** Task to complete **
Quote the listing in full, exactly as given, minus any pictures.

───

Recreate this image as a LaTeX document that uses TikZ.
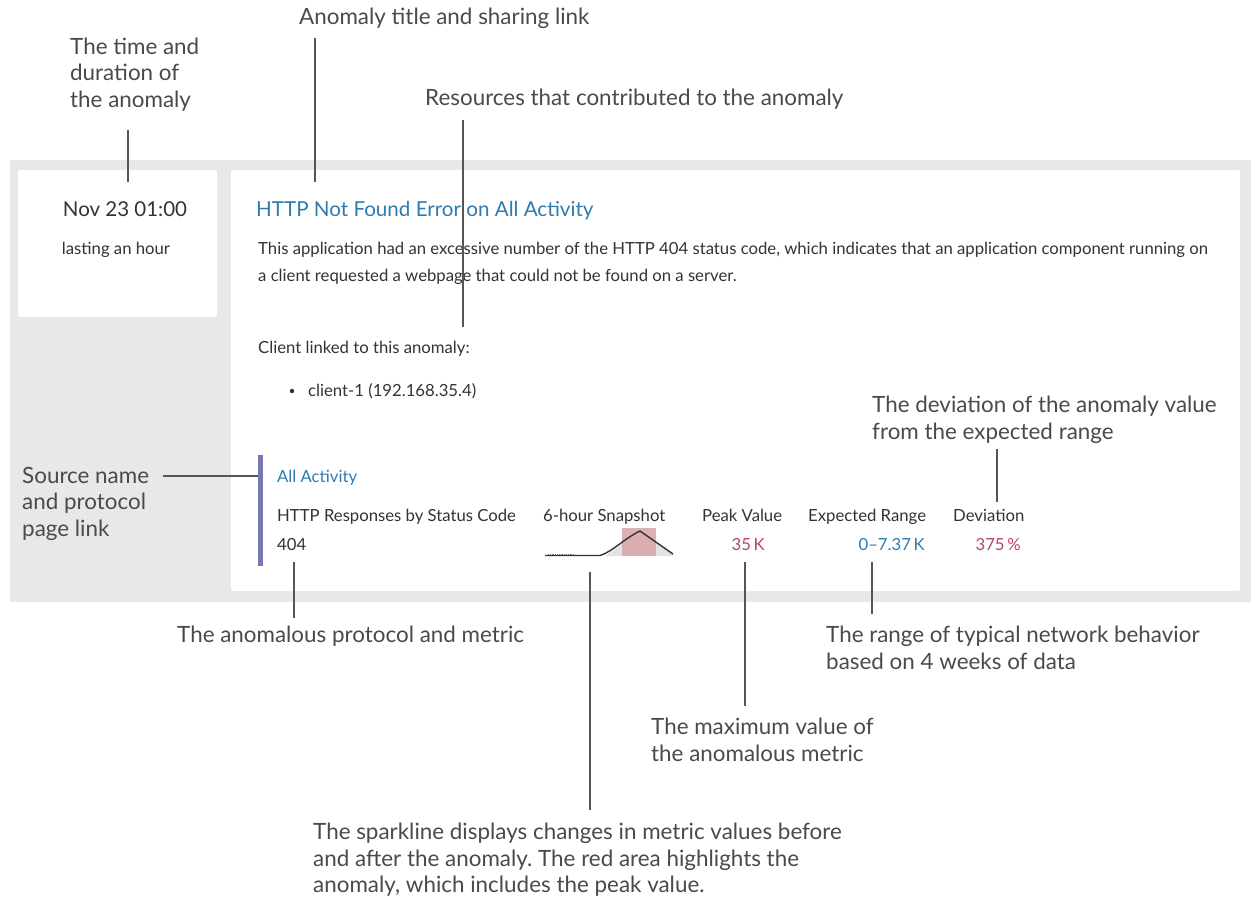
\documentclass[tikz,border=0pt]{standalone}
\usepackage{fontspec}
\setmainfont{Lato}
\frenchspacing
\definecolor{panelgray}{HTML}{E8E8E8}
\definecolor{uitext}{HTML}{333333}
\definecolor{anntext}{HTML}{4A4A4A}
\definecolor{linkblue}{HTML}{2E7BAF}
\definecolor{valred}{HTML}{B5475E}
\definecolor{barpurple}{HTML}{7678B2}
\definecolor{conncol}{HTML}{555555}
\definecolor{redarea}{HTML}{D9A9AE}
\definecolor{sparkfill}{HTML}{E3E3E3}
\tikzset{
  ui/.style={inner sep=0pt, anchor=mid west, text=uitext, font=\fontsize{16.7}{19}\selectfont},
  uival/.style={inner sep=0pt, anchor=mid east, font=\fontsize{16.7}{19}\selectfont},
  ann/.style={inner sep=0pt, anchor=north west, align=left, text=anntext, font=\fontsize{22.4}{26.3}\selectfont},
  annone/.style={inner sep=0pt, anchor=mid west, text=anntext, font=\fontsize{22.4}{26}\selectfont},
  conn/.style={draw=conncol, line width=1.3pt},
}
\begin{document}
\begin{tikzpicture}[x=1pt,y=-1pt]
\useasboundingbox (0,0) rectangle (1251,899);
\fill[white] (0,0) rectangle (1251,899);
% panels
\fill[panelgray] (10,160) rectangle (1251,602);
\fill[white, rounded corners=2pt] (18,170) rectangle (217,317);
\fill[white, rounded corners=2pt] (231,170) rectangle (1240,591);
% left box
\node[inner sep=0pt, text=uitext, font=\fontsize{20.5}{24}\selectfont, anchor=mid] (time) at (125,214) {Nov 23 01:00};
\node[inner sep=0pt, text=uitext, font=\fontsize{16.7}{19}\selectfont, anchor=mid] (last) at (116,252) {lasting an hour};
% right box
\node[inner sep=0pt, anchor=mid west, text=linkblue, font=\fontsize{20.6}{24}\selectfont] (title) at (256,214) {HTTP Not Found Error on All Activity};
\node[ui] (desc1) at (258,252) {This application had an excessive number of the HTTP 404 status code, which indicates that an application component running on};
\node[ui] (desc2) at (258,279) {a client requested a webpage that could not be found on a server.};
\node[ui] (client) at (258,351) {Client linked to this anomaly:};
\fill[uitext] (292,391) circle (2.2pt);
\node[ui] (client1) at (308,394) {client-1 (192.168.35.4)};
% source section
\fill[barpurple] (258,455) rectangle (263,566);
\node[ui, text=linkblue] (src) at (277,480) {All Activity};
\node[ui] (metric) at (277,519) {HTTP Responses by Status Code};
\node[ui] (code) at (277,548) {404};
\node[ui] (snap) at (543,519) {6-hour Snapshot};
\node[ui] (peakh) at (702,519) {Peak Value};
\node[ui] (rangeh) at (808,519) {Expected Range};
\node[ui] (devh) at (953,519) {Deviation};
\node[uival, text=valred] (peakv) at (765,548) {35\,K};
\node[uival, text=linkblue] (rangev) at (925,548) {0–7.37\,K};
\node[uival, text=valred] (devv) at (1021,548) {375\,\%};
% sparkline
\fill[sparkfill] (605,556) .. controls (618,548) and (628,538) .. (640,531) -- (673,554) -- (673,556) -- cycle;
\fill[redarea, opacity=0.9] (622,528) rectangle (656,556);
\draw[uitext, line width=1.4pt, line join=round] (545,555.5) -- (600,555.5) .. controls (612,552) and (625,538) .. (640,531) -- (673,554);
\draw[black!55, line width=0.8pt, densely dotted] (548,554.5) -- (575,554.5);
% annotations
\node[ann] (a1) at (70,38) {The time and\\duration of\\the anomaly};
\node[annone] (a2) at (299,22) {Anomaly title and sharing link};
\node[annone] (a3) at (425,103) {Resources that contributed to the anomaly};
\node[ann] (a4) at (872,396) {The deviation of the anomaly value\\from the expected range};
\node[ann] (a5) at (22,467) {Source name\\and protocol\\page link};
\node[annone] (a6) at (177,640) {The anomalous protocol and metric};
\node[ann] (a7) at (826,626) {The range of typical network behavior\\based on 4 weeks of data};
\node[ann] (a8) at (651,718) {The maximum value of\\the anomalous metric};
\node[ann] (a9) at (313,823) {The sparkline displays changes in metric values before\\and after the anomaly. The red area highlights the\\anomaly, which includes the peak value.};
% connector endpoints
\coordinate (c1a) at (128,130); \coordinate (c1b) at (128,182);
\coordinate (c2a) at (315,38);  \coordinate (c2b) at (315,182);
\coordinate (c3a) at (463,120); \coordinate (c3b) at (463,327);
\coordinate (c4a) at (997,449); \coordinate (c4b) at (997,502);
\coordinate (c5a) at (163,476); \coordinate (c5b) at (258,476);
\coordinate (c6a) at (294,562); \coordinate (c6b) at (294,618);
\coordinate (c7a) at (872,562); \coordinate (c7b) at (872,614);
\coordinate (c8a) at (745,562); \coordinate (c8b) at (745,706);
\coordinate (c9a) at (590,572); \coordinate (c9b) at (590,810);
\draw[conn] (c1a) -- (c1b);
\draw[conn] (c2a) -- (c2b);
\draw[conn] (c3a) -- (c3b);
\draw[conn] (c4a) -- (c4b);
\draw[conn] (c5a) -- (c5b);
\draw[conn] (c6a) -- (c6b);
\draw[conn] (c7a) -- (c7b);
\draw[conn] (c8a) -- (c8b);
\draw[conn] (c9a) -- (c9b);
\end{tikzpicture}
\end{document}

───

** Solution below **
Recreate this image as a LaTeX document that uses TikZ.
\documentclass[tikz,border=0pt]{standalone}
\usepackage{fontspec}
\setmainfont{Lato}
\frenchspacing
\definecolor{panelgray}{HTML}{E8E8E8}
\definecolor{uitext}{HTML}{333333}
\definecolor{anntext}{HTML}{4A4A4A}
\definecolor{linkblue}{HTML}{2E7BAF}
\definecolor{valred}{HTML}{B5475E}
\definecolor{barpurple}{HTML}{7678B2}
\definecolor{conncol}{HTML}{555555}
\definecolor{redarea}{HTML}{D9A9AE}
\definecolor{sparkfill}{HTML}{E3E3E3}
\tikzset{
  ui/.style={inner sep=0pt, anchor=mid west, text=uitext, font=\fontsize{16.7}{19}\selectfont},
  uival/.style={inner sep=0pt, anchor=mid east, font=\fontsize{16.7}{19}\selectfont},
  ann/.style={inner sep=0pt, anchor=north west, align=left, text=anntext, font=\fontsize{22.4}{26.3}\selectfont},
  annone/.style={inner sep=0pt, anchor=mid west, text=anntext, font=\fontsize{22.4}{26}\selectfont},
  conn/.style={draw=conncol, line width=1.3pt},
}
\begin{document}
\begin{tikzpicture}[x=1pt,y=-1pt]
\useasboundingbox (0,0) rectangle (1251,899);
\fill[white] (0,0) rectangle (1251,899);
% panels
\fill[panelgray] (10,160) rectangle (1251,602);
\fill[white, rounded corners=2pt] (18,170) rectangle (217,317);
\fill[white, rounded corners=2pt] (231,170) rectangle (1240,591);
% left box
\node[inner sep=0pt, text=uitext, font=\fontsize{20.5}{24}\selectfont, anchor=mid] (time) at (125,214) {Nov 23 01:00};
\node[inner sep=0pt, text=uitext, font=\fontsize{16.7}{19}\selectfont, anchor=mid] (last) at (116,252) {lasting an hour};
% right box
\node[inner sep=0pt, anchor=mid west, text=linkblue, font=\fontsize{20.6}{24}\selectfont] (title) at (256,214) {HTTP Not Found Error on All Activity};
\node[ui] (desc1) at (258,252) {This application had an excessive number of the HTTP 404 status code, which indicates that an application component running on};
\node[ui] (desc2) at (258,279) {a client requested a webpage that could not be found on a server.};
\node[ui] (client) at (258,351) {Client linked to this anomaly:};
\fill[uitext] (292,391) circle (2.2pt);
\node[ui] (client1) at (308,394) {client-1 (192.168.35.4)};
% source section
\fill[barpurple] (258,455) rectangle (263,566);
\node[ui, text=linkblue] (src) at (277,480) {All Activity};
\node[ui] (metric) at (277,519) {HTTP Responses by Status Code};
\node[ui] (code) at (277,548) {404};
\node[ui] (snap) at (543,519) {6-hour Snapshot};
\node[ui] (peakh) at (702,519) {Peak Value};
\node[ui] (rangeh) at (808,519) {Expected Range};
\node[ui] (devh) at (953,519) {Deviation};
\node[uival, text=valred] (peakv) at (765,548) {35\,K};
\node[uival, text=linkblue] (rangev) at (925,548) {0–7.37\,K};
\node[uival, text=valred] (devv) at (1021,548) {375\,\%};
% sparkline
\fill[sparkfill] (605,556) .. controls (618,548) and (628,538) .. (640,531) -- (673,554) -- (673,556) -- cycle;
\fill[redarea, opacity=0.9] (622,528) rectangle (656,556);
\draw[uitext, line width=1.4pt, line join=round] (545,555.5) -- (600,555.5) .. controls (612,552) and (625,538) .. (640,531) -- (673,554);
\draw[black!55, line width=0.8pt, densely dotted] (548,554.5) -- (575,554.5);
% annotations
\node[ann] (a1) at (70,38) {The time and\\duration of\\the anomaly};
\node[annone] (a2) at (299,22) {Anomaly title and sharing link};
\node[annone] (a3) at (425,103) {Resources that contributed to the anomaly};
\node[ann] (a4) at (872,396) {The deviation of the anomaly value\\from the expected range};
\node[ann] (a5) at (22,467) {Source name\\and protocol\\page link};
\node[annone] (a6) at (177,640) {The anomalous protocol and metric};
\node[ann] (a7) at (826,626) {The range of typical network behavior\\based on 4 weeks of data};
\node[ann] (a8) at (651,718) {The maximum value of\\the anomalous metric};
\node[ann] (a9) at (313,823) {The sparkline displays changes in metric values before\\and after the anomaly. The red area highlights the\\anomaly, which includes the peak value.};
% connector endpoints
\coordinate (c1a) at (128,130); \coordinate (c1b) at (128,182);
\coordinate (c2a) at (315,38);  \coordinate (c2b) at (315,182);
\coordinate (c3a) at (463,120); \coordinate (c3b) at (463,327);
\coordinate (c4a) at (997,449); \coordinate (c4b) at (997,502);
\coordinate (c5a) at (163,476); \coordinate (c5b) at (258,476);
\coordinate (c6a) at (294,562); \coordinate (c6b) at (294,618);
\coordinate (c7a) at (872,562); \coordinate (c7b) at (872,614);
\coordinate (c8a) at (745,562); \coordinate (c8b) at (745,706);
\coordinate (c9a) at (590,572); \coordinate (c9b) at (590,810);
\draw[conn] (c1a) -- (c1b);
\draw[conn] (c2a) -- (c2b);
\draw[conn] (c3a) -- (c3b);
\draw[conn] (c4a) -- (c4b);
\draw[conn] (c5a) -- (c5b);
\draw[conn] (c6a) -- (c6b);
\draw[conn] (c7a) -- (c7b);
\draw[conn] (c8a) -- (c8b);
\draw[conn] (c9a) -- (c9b);
\end{tikzpicture}
\end{document}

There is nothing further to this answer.